Knowing this number is essential before you cut any of your existing mail plans. That's because it will help you pinpoint the degree of loss that you're potentially facing by reducing mailings.
- Cumulative contribution per catalog mailed
This is another metric associated with mailing smarter. Contribution per catalog mailed is a calculation meant to give you visibility to profitability at the “piece mailed” level.
You must understand profitability from an order level and a customer level, too. But at the circulation level, you're able to see quickly where breakeven comes in. By studying cumulative contribution per catalog mailed, you can manage the overall campaign to ensure that you're maximizing sales and profits as you need to — without leaving dollars on the table or throwing money down the drain.
- Cart abandonment
Talk about an essential number to manage. In today's environment, if you're able to get a customer to put merchandise in her shopping cart, close the sale!

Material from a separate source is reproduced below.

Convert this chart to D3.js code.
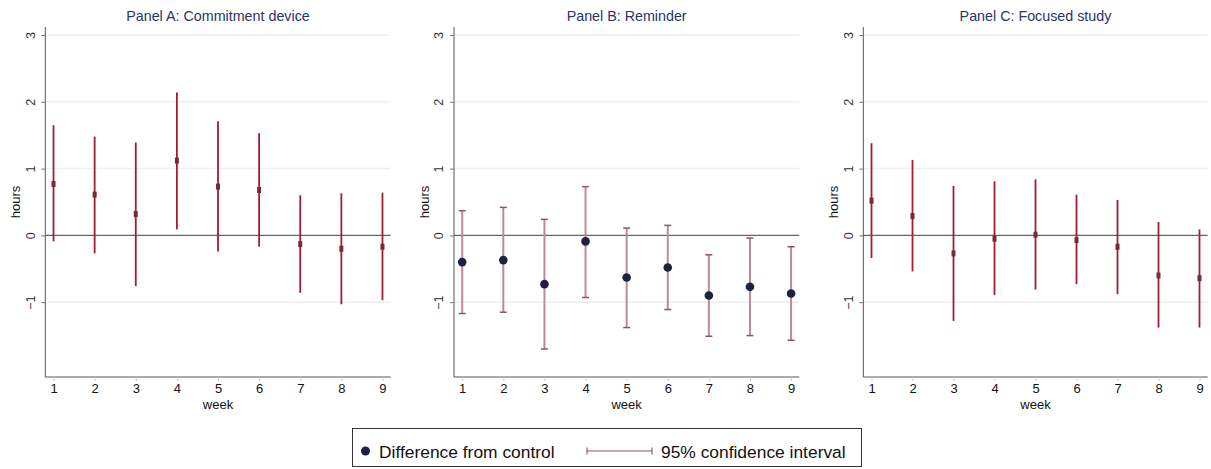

Studies indicate that 52% to 59% of carts are abandoned after merchandise is placed in them and before checkout is complete. While all business types affect the overall benchmark data, the key here again is to monitor your rates over time. This is an area where you don't want to run with the pack, you want to dramatically beat it.
There are several tips and tactics for increasing conversions and bringing customers back to your site to complete abandoned transactions. Some include sharing shipping fees early in the checkout process, improving internal search, and executing comeback e-campaigns to those who've abandoned.
You should also provide complete details for returns and exchange policies up front. The key is testing and managing the process from first click to confirmation.
BUILD A BIG PICTURE AND WATCH IT These eight metrics are not the end-all in managing your business. Rather, these numbers are indicators of the current state and trend of your business based on the changing landscape of multichannel marketing — or what I like to call Catalog 2.0.
By bringing these data points and some of your other favorites into a single report, you'll be able to monitor the health of the business and the effects of your marketing decisions much more quickly. And this means you'll be able to turn up your efforts — or turn them off — more quickly.